Nutini, 27, hasn’t exactly been idle since his last major appearance, at an Olympics event in Hyde Park in 2012. That gig, he says, wasn’t his finest moment (though the thousands of fans I saw enjoying themselves might disagree).

“I was playing with Snow Patrol and Duran Duran, but my songs are not singalong epics like Chasing Cars or Rio. I felt like the black sheep.”

If such self-doubt is typical of Nutini, who is engaging company despite a tendency to ramble, his insecurities may shortly be banished for good. In the five years since Sunny Side Up, he has been writing for his third album, Caustic Love.
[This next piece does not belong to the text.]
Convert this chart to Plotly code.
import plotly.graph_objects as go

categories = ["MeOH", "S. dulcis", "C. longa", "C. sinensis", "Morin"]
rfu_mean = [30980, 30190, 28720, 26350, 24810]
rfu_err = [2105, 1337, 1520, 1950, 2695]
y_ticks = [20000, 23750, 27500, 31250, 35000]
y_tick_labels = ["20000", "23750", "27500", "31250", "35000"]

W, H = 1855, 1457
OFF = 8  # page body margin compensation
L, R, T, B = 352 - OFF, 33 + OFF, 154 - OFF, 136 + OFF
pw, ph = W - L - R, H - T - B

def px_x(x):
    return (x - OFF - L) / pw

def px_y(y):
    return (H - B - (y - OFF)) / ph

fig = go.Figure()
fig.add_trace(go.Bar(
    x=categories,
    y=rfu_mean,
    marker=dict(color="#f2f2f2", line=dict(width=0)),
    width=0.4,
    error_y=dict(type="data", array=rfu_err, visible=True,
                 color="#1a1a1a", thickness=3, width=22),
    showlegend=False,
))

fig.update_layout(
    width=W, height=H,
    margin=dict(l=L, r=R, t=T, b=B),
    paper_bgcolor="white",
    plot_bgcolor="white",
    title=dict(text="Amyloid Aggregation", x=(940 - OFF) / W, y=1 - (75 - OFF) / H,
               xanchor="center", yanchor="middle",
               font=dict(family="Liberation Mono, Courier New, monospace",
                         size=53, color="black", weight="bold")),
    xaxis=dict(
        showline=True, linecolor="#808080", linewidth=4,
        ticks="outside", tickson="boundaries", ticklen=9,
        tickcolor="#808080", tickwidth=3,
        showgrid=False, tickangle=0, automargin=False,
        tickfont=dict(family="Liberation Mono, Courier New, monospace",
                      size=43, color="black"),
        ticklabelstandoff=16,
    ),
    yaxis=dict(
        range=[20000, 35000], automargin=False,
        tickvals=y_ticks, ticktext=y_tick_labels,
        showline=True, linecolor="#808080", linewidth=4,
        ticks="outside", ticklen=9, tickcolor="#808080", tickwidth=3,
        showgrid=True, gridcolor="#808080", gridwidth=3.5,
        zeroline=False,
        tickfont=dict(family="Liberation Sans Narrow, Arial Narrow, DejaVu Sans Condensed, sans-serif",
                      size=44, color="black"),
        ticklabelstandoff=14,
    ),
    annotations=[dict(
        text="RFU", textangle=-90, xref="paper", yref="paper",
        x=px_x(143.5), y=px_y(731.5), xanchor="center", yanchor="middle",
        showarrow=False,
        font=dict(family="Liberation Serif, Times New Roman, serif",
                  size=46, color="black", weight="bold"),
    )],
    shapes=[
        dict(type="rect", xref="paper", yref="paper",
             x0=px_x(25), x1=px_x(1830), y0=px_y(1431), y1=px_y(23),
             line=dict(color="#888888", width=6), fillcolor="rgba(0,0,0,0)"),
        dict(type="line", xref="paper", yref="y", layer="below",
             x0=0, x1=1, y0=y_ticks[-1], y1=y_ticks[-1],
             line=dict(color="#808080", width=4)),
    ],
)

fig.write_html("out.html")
Out now, and on course to become the fastest-selling album of 2014 when it charts this Sunday, the record is his best yet, embracing a more modern sound and adding greater emotional grit.

Paolo’s voice retains its distinctive Celtic lilt, but his songs now lean more heavily on contemporary American styles, with the processed rhythms of hip-hop and RandB thrown into the mix alongside the acoustic textures and heartbreak ballads of old.

Among the highlights are gospel lament Better Man and the Marvin Gaye-like Diana, a moody piece that showcases Nutini’s soulful falsetto but might alienate the more pop-orientated sections of his audience. The singer also explores new terrain on Let Me Down Easy, which samples a Bettye LaVette hit, and the funky, electronic Fashion, which features a dazzling rap from Janelle Monae.

“Janelle is wildly entertaining,” Paolo enthuses. “She has real class, and can get her picture on the front of glossy magazines without having to behave like Miley Cyrus.”

The last act signed to Atlantic Records by the late Ahmet Ertegun, legendary label boss behind the success of Ray Charles, Otis Redding and Aretha Franklin, Nutini has come a long way since his 2006 debut album These Streets.

Back then, Ertegun hailed him as “the most promising artist we’ve had in years”. Now, with Caustic Love, Paolo is fully justifying his mentor’s faith — with a healthier perspective on fame.

“Some people say I’m lucky to have escaped the life that my dad had, working in a fish-and-chip shop, but I don’t see it like that. If I’d followed in his footsteps, I’d be running my own business. It wouldn’t have been like going down a mine!

“I’m still involved in the shop. The decor hasn’t changed since the Fifties, but I’m trying to move things forward without losing the charm. I can’t go in and start cooking fish suppers or deep-frying Mars Bars, but the shop is something I’m very proud of.

“I’m lucky to have had good male role models in my grandfather and my dad. My dad is a bright guy. He can look into the mirror above the fryer and be happy at the man staring back. A lot of the good in me, the honesty and romance, comes from him.’